--- Given material ---

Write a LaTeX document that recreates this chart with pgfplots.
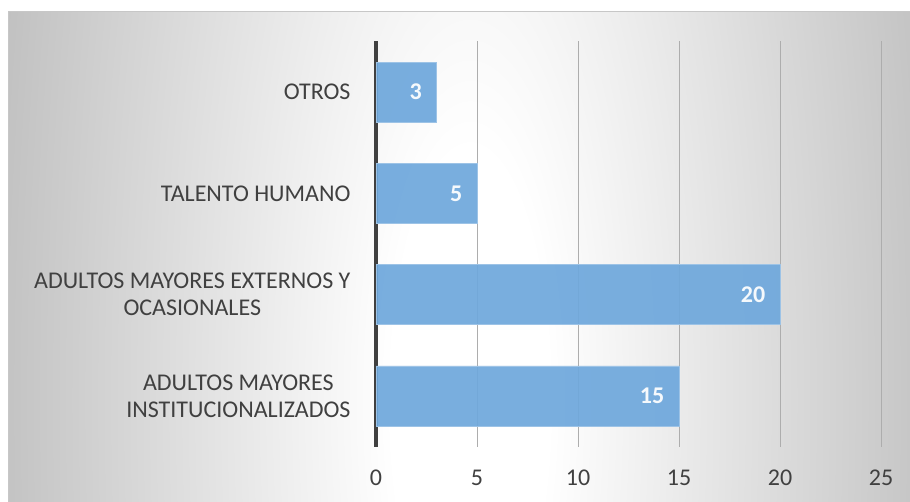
\documentclass[border=0pt]{standalone}
\usepackage{pgfplots}
\pgfplotsset{compat=1.18}
\usepackage{fontspec}
\setmainfont{Carlito}
\definecolor{barblue}{HTML}{6FA8DC}
\definecolor{baredge}{HTML}{9DC3E6}
\definecolor{axisdark}{HTML}{404040}
\definecolor{txt}{HTML}{404040}
\pgfdeclareradialshading{bgshade}{\pgfpoint{0bp}{0bp}}{color(0bp)=(white); color(4bp)=(white); color(25bp)=(black!25); color(40bp)=(black!32)}
\begin{document}
\begin{tikzpicture}[x=1pt,y=1pt]
\path[use as bounding box, fill=white] (0,0) rectangle (910,502);
\begin{scope}
\clip (8,0) rectangle (910,490);
\shade[shading=bgshade] (470-490,102-1550) rectangle (470+490,102+1550);
\end{scope}
\draw[black!22, line width=1pt] (8,0) -- (8,490) -- (910,490);
\begin{axis}[
  at={(376pt,55.4pt)}, anchor=south west,
  scale only axis, width=505pt, height=405.2pt,
  xbar, bar width=60pt,
  xmin=0, xmax=25, ymin=-0.5, ymax=3.5,
  xtick={0,5,10,15,20,25},
  ytick={0,1,2,3},
  yticklabels={{ADULTOS MAYORES\\INSTITUCIONALIZADOS},{ADULTOS MAYORES EXTERNOS Y\\OCASIONALES},{TALENTO HUMANO},{OTROS}},
  xmajorgrids, grid style={black!32, line width=0.9pt},
  extra x ticks={0}, extra x tick labels={},
  extra x tick style={grid style={axisdark, line width=4pt}},
  axis line style={draw=none},
  major tick length=0pt,
  /pgf/number format/assume math mode=true,
  tick label style={font=\fontsize{24}{27}\selectfont, text=txt},
  xticklabel style={anchor=north, yshift=-20pt},
  yticklabel style={anchor=east, align=center, xshift=-22pt},
  nodes near coords,
  nodes near coords style={anchor=east, xshift=-11pt, text=white, font=\fontsize{24}{27}\selectfont\bfseries},
  clip=false,
]
\addplot[fill=barblue, draw=baredge, fill opacity=0.93, line width=0.8pt]
  coordinates {(15,0) (20,1) (5,2) (3,3)};
\end{axis}
\end{tikzpicture}
\end{document}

--- Your goal ---
Without the pictures, print the whole listing exactly as given.

--- Problem solution ---
Write a LaTeX document that recreates this chart with pgfplots.
\documentclass[border=0pt]{standalone}
\usepackage{pgfplots}
\pgfplotsset{compat=1.18}
\usepackage{fontspec}
\setmainfont{Carlito}
\definecolor{barblue}{HTML}{6FA8DC}
\definecolor{baredge}{HTML}{9DC3E6}
\definecolor{axisdark}{HTML}{404040}
\definecolor{txt}{HTML}{404040}
\pgfdeclareradialshading{bgshade}{\pgfpoint{0bp}{0bp}}{color(0bp)=(white); color(4bp)=(white); color(25bp)=(black!25); color(40bp)=(black!32)}
\begin{document}
\begin{tikzpicture}[x=1pt,y=1pt]
\path[use as bounding box, fill=white] (0,0) rectangle (910,502);
\begin{scope}
\clip (8,0) rectangle (910,490);
\shade[shading=bgshade] (470-490,102-1550) rectangle (470+490,102+1550);
\end{scope}
\draw[black!22, line width=1pt] (8,0) -- (8,490) -- (910,490);
\begin{axis}[
  at={(376pt,55.4pt)}, anchor=south west,
  scale only axis, width=505pt, height=405.2pt,
  xbar, bar width=60pt,
  xmin=0, xmax=25, ymin=-0.5, ymax=3.5,
  xtick={0,5,10,15,20,25},
  ytick={0,1,2,3},
  yticklabels={{ADULTOS MAYORES\\INSTITUCIONALIZADOS},{ADULTOS MAYORES EXTERNOS Y\\OCASIONALES},{TALENTO HUMANO},{OTROS}},
  xmajorgrids, grid style={black!32, line width=0.9pt},
  extra x ticks={0}, extra x tick labels={},
  extra x tick style={grid style={axisdark, line width=4pt}},
  axis line style={draw=none},
  major tick length=0pt,
  /pgf/number format/assume math mode=true,
  tick label style={font=\fontsize{24}{27}\selectfont, text=txt},
  xticklabel style={anchor=north, yshift=-20pt},
  yticklabel style={anchor=east, align=center, xshift=-22pt},
  nodes near coords,
  nodes near coords style={anchor=east, xshift=-11pt, text=white, font=\fontsize{24}{27}\selectfont\bfseries},
  clip=false,
]
\addplot[fill=barblue, draw=baredge, fill opacity=0.93, line width=0.8pt]
  coordinates {(15,0) (20,1) (5,2) (3,3)};
\end{axis}
\end{tikzpicture}
\end{document}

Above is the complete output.